Wherever the string "chart" occurs in a line of these records, report that line.

## Given data
-=-=-=-=-
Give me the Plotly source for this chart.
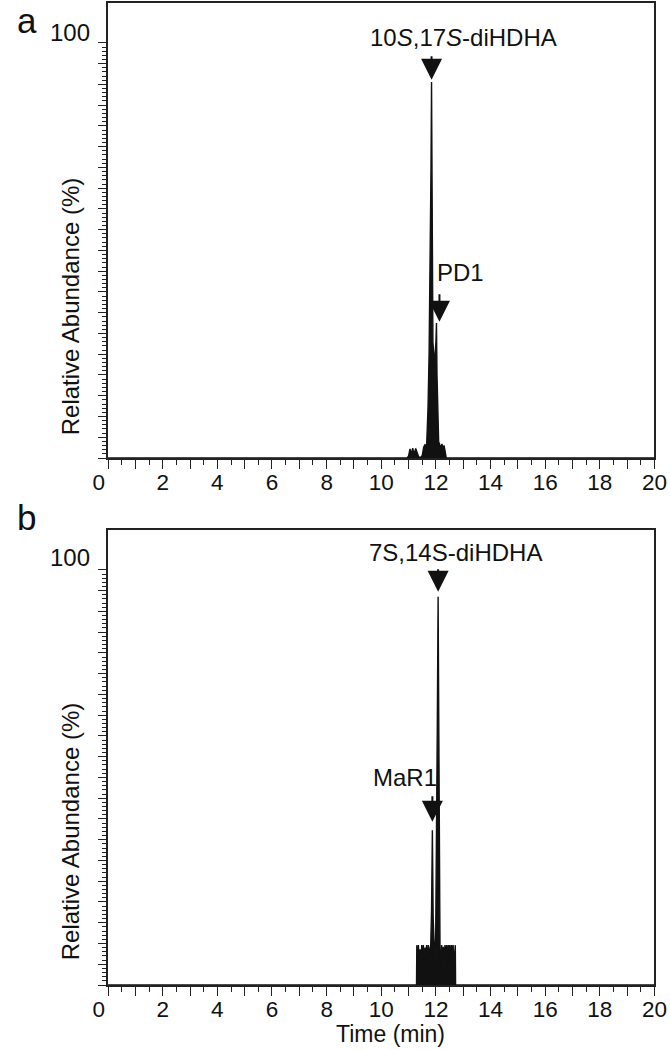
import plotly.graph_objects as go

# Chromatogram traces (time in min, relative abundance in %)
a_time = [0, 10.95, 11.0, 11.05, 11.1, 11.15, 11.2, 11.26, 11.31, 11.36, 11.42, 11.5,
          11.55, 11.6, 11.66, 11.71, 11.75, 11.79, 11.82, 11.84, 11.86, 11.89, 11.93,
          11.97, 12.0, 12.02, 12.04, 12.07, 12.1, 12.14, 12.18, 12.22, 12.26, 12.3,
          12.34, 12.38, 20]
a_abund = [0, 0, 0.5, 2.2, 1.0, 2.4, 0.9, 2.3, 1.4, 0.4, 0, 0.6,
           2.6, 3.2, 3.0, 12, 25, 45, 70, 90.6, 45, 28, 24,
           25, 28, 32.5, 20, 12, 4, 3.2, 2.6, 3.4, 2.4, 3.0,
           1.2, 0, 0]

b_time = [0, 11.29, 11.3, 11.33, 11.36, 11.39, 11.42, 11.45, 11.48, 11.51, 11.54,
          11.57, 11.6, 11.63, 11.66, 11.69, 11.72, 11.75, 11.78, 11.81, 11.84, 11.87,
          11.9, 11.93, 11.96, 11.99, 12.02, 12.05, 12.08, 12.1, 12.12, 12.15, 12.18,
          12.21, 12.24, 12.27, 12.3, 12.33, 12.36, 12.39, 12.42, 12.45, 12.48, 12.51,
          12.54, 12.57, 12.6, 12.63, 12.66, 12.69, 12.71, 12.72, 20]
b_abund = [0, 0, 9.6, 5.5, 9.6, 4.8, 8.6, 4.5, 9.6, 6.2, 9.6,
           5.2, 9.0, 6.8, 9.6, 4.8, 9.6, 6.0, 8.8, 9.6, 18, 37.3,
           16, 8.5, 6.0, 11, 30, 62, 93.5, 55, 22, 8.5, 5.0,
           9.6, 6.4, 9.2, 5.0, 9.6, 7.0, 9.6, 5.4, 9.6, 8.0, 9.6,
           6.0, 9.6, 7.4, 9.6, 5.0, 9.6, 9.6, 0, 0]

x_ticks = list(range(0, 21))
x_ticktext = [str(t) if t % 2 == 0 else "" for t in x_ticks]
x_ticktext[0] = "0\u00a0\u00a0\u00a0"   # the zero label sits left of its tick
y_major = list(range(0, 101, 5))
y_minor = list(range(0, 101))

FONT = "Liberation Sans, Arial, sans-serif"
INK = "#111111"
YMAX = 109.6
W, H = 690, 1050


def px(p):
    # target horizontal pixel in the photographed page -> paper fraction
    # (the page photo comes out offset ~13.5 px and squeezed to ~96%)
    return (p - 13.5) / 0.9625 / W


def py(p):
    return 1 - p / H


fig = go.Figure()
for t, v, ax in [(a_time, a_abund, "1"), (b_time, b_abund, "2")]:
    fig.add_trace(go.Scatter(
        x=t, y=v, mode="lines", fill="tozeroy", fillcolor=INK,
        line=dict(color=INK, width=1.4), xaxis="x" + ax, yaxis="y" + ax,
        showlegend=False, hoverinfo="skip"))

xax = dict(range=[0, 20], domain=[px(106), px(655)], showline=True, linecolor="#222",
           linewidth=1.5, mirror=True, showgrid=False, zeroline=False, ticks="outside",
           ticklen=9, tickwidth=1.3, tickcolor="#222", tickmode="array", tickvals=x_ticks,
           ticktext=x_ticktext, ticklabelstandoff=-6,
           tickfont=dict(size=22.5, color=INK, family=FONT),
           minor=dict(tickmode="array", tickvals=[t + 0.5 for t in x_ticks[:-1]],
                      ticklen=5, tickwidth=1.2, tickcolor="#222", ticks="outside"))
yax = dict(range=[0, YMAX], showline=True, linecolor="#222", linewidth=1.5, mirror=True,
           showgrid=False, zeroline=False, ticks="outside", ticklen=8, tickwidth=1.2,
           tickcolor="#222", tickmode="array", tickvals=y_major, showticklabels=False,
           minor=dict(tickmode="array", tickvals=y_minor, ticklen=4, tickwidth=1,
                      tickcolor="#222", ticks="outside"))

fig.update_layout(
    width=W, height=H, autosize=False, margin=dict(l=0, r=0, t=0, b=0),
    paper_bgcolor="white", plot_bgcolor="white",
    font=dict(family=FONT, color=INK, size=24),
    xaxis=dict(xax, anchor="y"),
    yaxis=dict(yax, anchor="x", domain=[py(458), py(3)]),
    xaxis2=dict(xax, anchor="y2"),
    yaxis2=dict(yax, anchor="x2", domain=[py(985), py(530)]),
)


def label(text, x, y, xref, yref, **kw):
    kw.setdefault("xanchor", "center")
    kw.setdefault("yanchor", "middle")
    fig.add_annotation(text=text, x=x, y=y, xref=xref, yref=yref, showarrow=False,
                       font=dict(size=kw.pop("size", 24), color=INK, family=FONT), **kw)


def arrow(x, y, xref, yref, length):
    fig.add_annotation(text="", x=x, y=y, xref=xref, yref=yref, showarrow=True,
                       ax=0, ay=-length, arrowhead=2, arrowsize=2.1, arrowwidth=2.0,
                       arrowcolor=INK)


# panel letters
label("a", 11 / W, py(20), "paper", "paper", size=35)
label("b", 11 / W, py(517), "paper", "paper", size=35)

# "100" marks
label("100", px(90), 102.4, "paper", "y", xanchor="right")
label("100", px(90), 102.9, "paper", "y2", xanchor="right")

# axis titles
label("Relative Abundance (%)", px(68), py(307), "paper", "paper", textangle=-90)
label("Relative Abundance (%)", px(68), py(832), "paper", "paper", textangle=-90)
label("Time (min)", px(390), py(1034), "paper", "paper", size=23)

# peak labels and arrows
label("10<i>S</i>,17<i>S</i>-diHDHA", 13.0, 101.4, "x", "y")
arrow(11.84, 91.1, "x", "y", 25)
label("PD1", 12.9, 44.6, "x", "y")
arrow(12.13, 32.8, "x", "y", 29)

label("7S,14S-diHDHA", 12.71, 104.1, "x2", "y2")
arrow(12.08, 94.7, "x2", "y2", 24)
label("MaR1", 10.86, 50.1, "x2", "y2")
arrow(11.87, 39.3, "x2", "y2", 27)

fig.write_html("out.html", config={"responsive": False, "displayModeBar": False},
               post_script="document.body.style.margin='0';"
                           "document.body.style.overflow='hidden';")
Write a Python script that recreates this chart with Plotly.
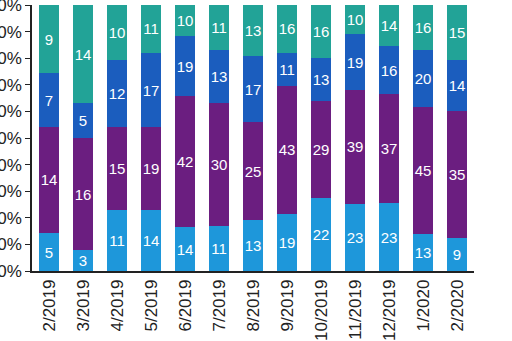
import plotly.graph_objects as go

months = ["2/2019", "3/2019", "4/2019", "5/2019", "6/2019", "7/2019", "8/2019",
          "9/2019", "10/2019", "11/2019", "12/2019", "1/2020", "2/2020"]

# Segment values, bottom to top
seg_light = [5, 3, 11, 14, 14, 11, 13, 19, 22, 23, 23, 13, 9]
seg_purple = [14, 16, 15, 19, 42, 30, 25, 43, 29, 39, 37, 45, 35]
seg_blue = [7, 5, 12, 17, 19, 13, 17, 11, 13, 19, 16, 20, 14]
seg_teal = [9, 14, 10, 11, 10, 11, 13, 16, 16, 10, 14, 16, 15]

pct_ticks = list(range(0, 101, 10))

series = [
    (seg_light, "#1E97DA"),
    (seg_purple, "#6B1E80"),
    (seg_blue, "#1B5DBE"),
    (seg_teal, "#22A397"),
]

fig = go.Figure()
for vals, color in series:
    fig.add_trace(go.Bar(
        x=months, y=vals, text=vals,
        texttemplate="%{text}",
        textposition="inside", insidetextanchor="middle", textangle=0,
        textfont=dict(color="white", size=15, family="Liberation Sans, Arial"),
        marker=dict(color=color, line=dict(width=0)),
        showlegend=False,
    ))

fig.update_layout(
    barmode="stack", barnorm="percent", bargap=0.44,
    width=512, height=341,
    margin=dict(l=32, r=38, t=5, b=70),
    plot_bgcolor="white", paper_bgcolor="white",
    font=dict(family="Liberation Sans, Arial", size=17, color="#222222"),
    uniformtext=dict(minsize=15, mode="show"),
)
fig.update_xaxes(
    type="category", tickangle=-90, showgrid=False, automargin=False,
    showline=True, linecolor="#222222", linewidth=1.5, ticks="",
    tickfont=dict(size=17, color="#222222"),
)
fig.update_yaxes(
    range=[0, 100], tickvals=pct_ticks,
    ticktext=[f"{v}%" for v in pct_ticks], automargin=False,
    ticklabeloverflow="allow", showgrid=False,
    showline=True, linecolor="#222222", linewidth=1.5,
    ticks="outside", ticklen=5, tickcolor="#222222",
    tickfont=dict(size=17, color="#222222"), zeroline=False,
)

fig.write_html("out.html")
-=-=-=-=-
## Finished answer
Give me the Plotly source for this chart.
Write a Python script that recreates this chart with Plotly.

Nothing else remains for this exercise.